• CHALLENGE:
Print every entry word for word, but omit the pictures.

• INPUT DATA:
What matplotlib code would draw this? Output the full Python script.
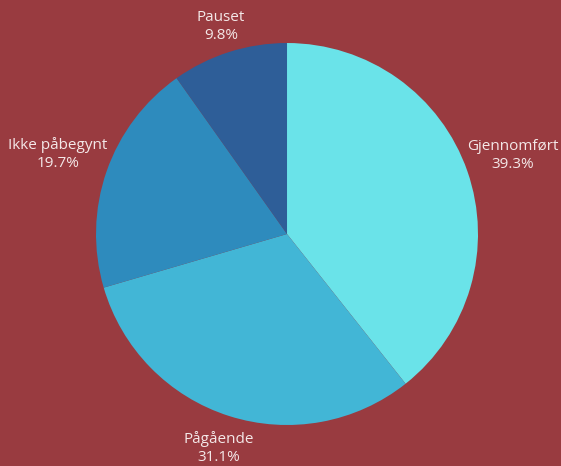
import numpy as np
import matplotlib
matplotlib.use("Agg")
import matplotlib.pyplot as plt

# Status fordeling
categories = ["Gjennomført", "Pågående", "Ikke påbegynt", "Pauset"]
values = [39.3, 31.1, 19.7, 9.8]
colors = ["#6ae3e9", "#42b6d6", "#2e8bbd", "#2e5e98"]

bg = "#993b40"
fig = plt.figure(figsize=(5.61, 4.66), dpi=100, facecolor=bg)
ax = fig.add_axes([0.1711, 0.088, 0.681, 0.8197])
ax.set_facecolor(bg)

wedges, _ = ax.pie(values, colors=colors, startangle=90, counterclock=False,
                   radius=1.0, wedgeprops=dict(linewidth=0))
ax.set_xlim(-1, 1)
ax.set_ylim(-1, 1)
ax.set_aspect("equal")
ax.axis("off")

# labels centred outside each slice
label_dist = [1.25, 1.175, 1.27, 1.14]
for w, name, v, d in zip(wedges, categories, values, label_dist):
    ang = np.deg2rad((w.theta1 + w.theta2) / 2)
    ax.text(d * np.cos(ang), d * np.sin(ang), f"{name}\n{v}%",
            ha="center", va="center", color="#f4e8e8",
            family="Open Sans", fontsize=11, linespacing=1.25,
            clip_on=False)

fig.savefig("out.png", dpi=100, facecolor=bg)
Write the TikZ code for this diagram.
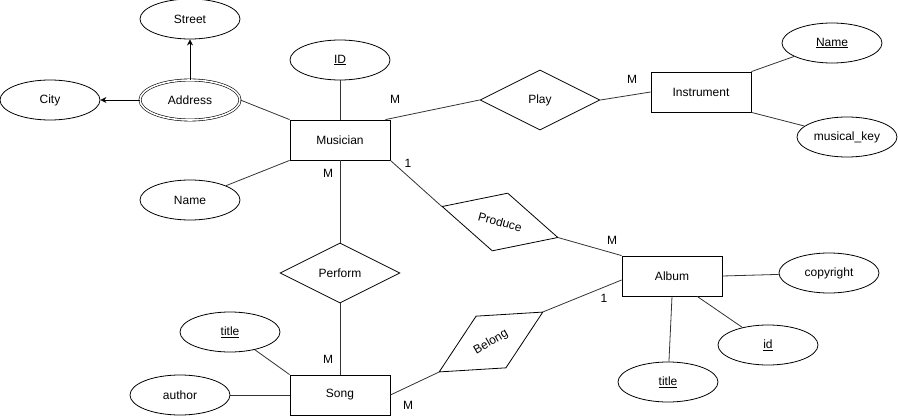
\documentclass[tikz,border=0pt]{standalone}
\usepackage{fontspec}
\setmainfont{Liberation Sans}
\usepackage{tikz}
\usetikzlibrary{shapes.geometric, arrows.meta, calc}

\tikzset{
  % Entity rectangle
  entity/.style={
    rectangle, draw=black, line width=0.8pt,
    minimum width=100pt, minimum height=40pt,
    inner sep=0pt
  },
  % Attribute oval
  attrib/.style={
    ellipse, draw=black, line width=0.8pt,
    minimum width=100pt, minimum height=40pt,
    inner sep=0pt
  },
  % Multivalued attribute
  multiattrib/.style={
    attrib, double, double distance=1.6pt, line width=0.6pt
  },
  % Relationship diamond
  relation/.style={
    diamond, draw=black, line width=0.8pt,
    minimum width=120pt, minimum height=60pt,
    inner sep=0pt
  },
  % Connector line
  link/.style={
    draw=black!80, line width=0.8pt
  },
  % Arrow style
  arrow/.style={
    -{Stealth[length=6pt,width=6pt]}, line width=0.8pt, draw=black
  },
  % Cardinality label
  card/.style={
    inner sep=0pt
  }
}

\begin{document}
\begin{tikzpicture}[
  x=1pt, y=-1pt,
  every node/.style={font=\fontsize{12}{14}\selectfont}
]
\useasboundingbox (0,0) rectangle (898,420);

% Entities
\node[entity] (musician)   at (340,140) {Musician};
\node[entity] (instrument) at (701,92)  {Instrument};
\node[entity] (album)      at (672,276) {Album};
\node[entity] (song)       at (340,395) {Song};

% Relationships
\node[relation] (play)    at (540,100) {Play};
\node[relation, rotate=-15] (produce) at (500,222) {Produce};
\node[relation] (perform) at (340,273) {Perform};
\node[relation, rotate=30]  (belong)  at (491,342) {Belong};

% Musician attributes
\node[attrib] (street)  at (190,19)  {Street};
\node[attrib] (city)    at (50,100)  {City};
\node[multiattrib] (address) at (190,100) {Address};
\node[attrib] (musid)   at (340,60)  {\underline{ID}};
\node[attrib] (musname) at (190,200) {Name};

% Instrument attributes
\node[attrib] (instname)   at (832,43)  {\underline{Name}};
\node[attrib] (musicalkey) at (847,137) {musical\_key};

% Album attributes
\node[attrib] (copyright)  at (829,273) {copyright};
\node[attrib] (albumid)    at (768,345) {\underline{id}};
\node[attrib] (albumtitle) at (668,382) {\underline{title}};

% Song attributes
\node[attrib] (songtitle) at (230,332) {\underline{title}};
\node[attrib] (author)    at (180,395) {author};

% Arrows
\draw[arrow] (address) -- (street);
\draw[arrow] (address) -- (city);

% Lines
\draw[link] (address.east) -- (musician.north west);
\draw[link] (musid) -- (musician);
\draw[link] (musname) -- (musician.south west);
\draw[link] ($(musician.north east)+(-5,0)$) -- (play.west);
\draw[link] (play.east) -- (instrument.west);
\draw[link] (instrument.north east) -- (instname);
\draw[link] (instrument.south east) -- (musicalkey);
\draw[link] (musician.south east) -- (produce.west);
\draw[link] (produce.east) -- (album.north west);
\draw[link] (musician) -- (perform);
\draw[link] (perform) -- (song);
\draw[link] (belong.east) -- ($(album.west)+(0,4)$);
\draw[link] (belong.west) -- (song.east);
\draw[link] (album.east) -- (copyright);
\draw[link] ($(album.south)!0.5!(album.south east)$) -- (albumid);
\draw[link] (album.south) -- (albumtitle);
\draw[link] (songtitle) -- (song.north west);
\draw[link] (author) -- (song.west);

% Cardinalities
\node[card] (cardMusPlay)   at (395,99)  {M};
\node[card] (cardInsPlay)   at (632,79)  {M};
\node[card] (cardMusProd)   at (408,163) {1};
\node[card] (cardAlbProd)   at (612,240) {M};
\node[card] (cardAlbBel)    at (604,298) {1};
\node[card] (cardMusPerf)   at (328,173) {M};
\node[card] (cardSongPerf)  at (328,359) {M};
\node[card] (cardSongBel)   at (408,405) {M};

\end{tikzpicture}
\end{document}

• CORRECT RESPONSE:
What matplotlib code would draw this? Output the full Python script.
import numpy as np
import matplotlib
matplotlib.use("Agg")
import matplotlib.pyplot as plt

# Status fordeling
categories = ["Gjennomført", "Pågående", "Ikke påbegynt", "Pauset"]
values = [39.3, 31.1, 19.7, 9.8]
colors = ["#6ae3e9", "#42b6d6", "#2e8bbd", "#2e5e98"]

bg = "#993b40"
fig = plt.figure(figsize=(5.61, 4.66), dpi=100, facecolor=bg)
ax = fig.add_axes([0.1711, 0.088, 0.681, 0.8197])
ax.set_facecolor(bg)

wedges, _ = ax.pie(values, colors=colors, startangle=90, counterclock=False,
                   radius=1.0, wedgeprops=dict(linewidth=0))
ax.set_xlim(-1, 1)
ax.set_ylim(-1, 1)
ax.set_aspect("equal")
ax.axis("off")

# labels centred outside each slice
label_dist = [1.25, 1.175, 1.27, 1.14]
for w, name, v, d in zip(wedges, categories, values, label_dist):
    ang = np.deg2rad((w.theta1 + w.theta2) / 2)
    ax.text(d * np.cos(ang), d * np.sin(ang), f"{name}\n{v}%",
            ha="center", va="center", color="#f4e8e8",
            family="Open Sans", fontsize=11, linespacing=1.25,
            clip_on=False)

fig.savefig("out.png", dpi=100, facecolor=bg)
Write the TikZ code for this diagram.
\documentclass[tikz,border=0pt]{standalone}
\usepackage{fontspec}
\setmainfont{Liberation Sans}
\usepackage{tikz}
\usetikzlibrary{shapes.geometric, arrows.meta, calc}

\tikzset{
  % Entity rectangle
  entity/.style={
    rectangle, draw=black, line width=0.8pt,
    minimum width=100pt, minimum height=40pt,
    inner sep=0pt
  },
  % Attribute oval
  attrib/.style={
    ellipse, draw=black, line width=0.8pt,
    minimum width=100pt, minimum height=40pt,
    inner sep=0pt
  },
  % Multivalued attribute
  multiattrib/.style={
    attrib, double, double distance=1.6pt, line width=0.6pt
  },
  % Relationship diamond
  relation/.style={
    diamond, draw=black, line width=0.8pt,
    minimum width=120pt, minimum height=60pt,
    inner sep=0pt
  },
  % Connector line
  link/.style={
    draw=black!80, line width=0.8pt
  },
  % Arrow style
  arrow/.style={
    -{Stealth[length=6pt,width=6pt]}, line width=0.8pt, draw=black
  },
  % Cardinality label
  card/.style={
    inner sep=0pt
  }
}

\begin{document}
\begin{tikzpicture}[
  x=1pt, y=-1pt,
  every node/.style={font=\fontsize{12}{14}\selectfont}
]
\useasboundingbox (0,0) rectangle (898,420);

% Entities
\node[entity] (musician)   at (340,140) {Musician};
\node[entity] (instrument) at (701,92)  {Instrument};
\node[entity] (album)      at (672,276) {Album};
\node[entity] (song)       at (340,395) {Song};

% Relationships
\node[relation] (play)    at (540,100) {Play};
\node[relation, rotate=-15] (produce) at (500,222) {Produce};
\node[relation] (perform) at (340,273) {Perform};
\node[relation, rotate=30]  (belong)  at (491,342) {Belong};

% Musician attributes
\node[attrib] (street)  at (190,19)  {Street};
\node[attrib] (city)    at (50,100)  {City};
\node[multiattrib] (address) at (190,100) {Address};
\node[attrib] (musid)   at (340,60)  {\underline{ID}};
\node[attrib] (musname) at (190,200) {Name};

% Instrument attributes
\node[attrib] (instname)   at (832,43)  {\underline{Name}};
\node[attrib] (musicalkey) at (847,137) {musical\_key};

% Album attributes
\node[attrib] (copyright)  at (829,273) {copyright};
\node[attrib] (albumid)    at (768,345) {\underline{id}};
\node[attrib] (albumtitle) at (668,382) {\underline{title}};

% Song attributes
\node[attrib] (songtitle) at (230,332) {\underline{title}};
\node[attrib] (author)    at (180,395) {author};

% Arrows
\draw[arrow] (address) -- (street);
\draw[arrow] (address) -- (city);

% Lines
\draw[link] (address.east) -- (musician.north west);
\draw[link] (musid) -- (musician);
\draw[link] (musname) -- (musician.south west);
\draw[link] ($(musician.north east)+(-5,0)$) -- (play.west);
\draw[link] (play.east) -- (instrument.west);
\draw[link] (instrument.north east) -- (instname);
\draw[link] (instrument.south east) -- (musicalkey);
\draw[link] (musician.south east) -- (produce.west);
\draw[link] (produce.east) -- (album.north west);
\draw[link] (musician) -- (perform);
\draw[link] (perform) -- (song);
\draw[link] (belong.east) -- ($(album.west)+(0,4)$);
\draw[link] (belong.west) -- (song.east);
\draw[link] (album.east) -- (copyright);
\draw[link] ($(album.south)!0.5!(album.south east)$) -- (albumid);
\draw[link] (album.south) -- (albumtitle);
\draw[link] (songtitle) -- (song.north west);
\draw[link] (author) -- (song.west);

% Cardinalities
\node[card] (cardMusPlay)   at (395,99)  {M};
\node[card] (cardInsPlay)   at (632,79)  {M};
\node[card] (cardMusProd)   at (408,163) {1};
\node[card] (cardAlbProd)   at (612,240) {M};
\node[card] (cardAlbBel)    at (604,298) {1};
\node[card] (cardMusPerf)   at (328,173) {M};
\node[card] (cardSongPerf)  at (328,359) {M};
\node[card] (cardSongBel)   at (408,405) {M};

\end{tikzpicture}
\end{document}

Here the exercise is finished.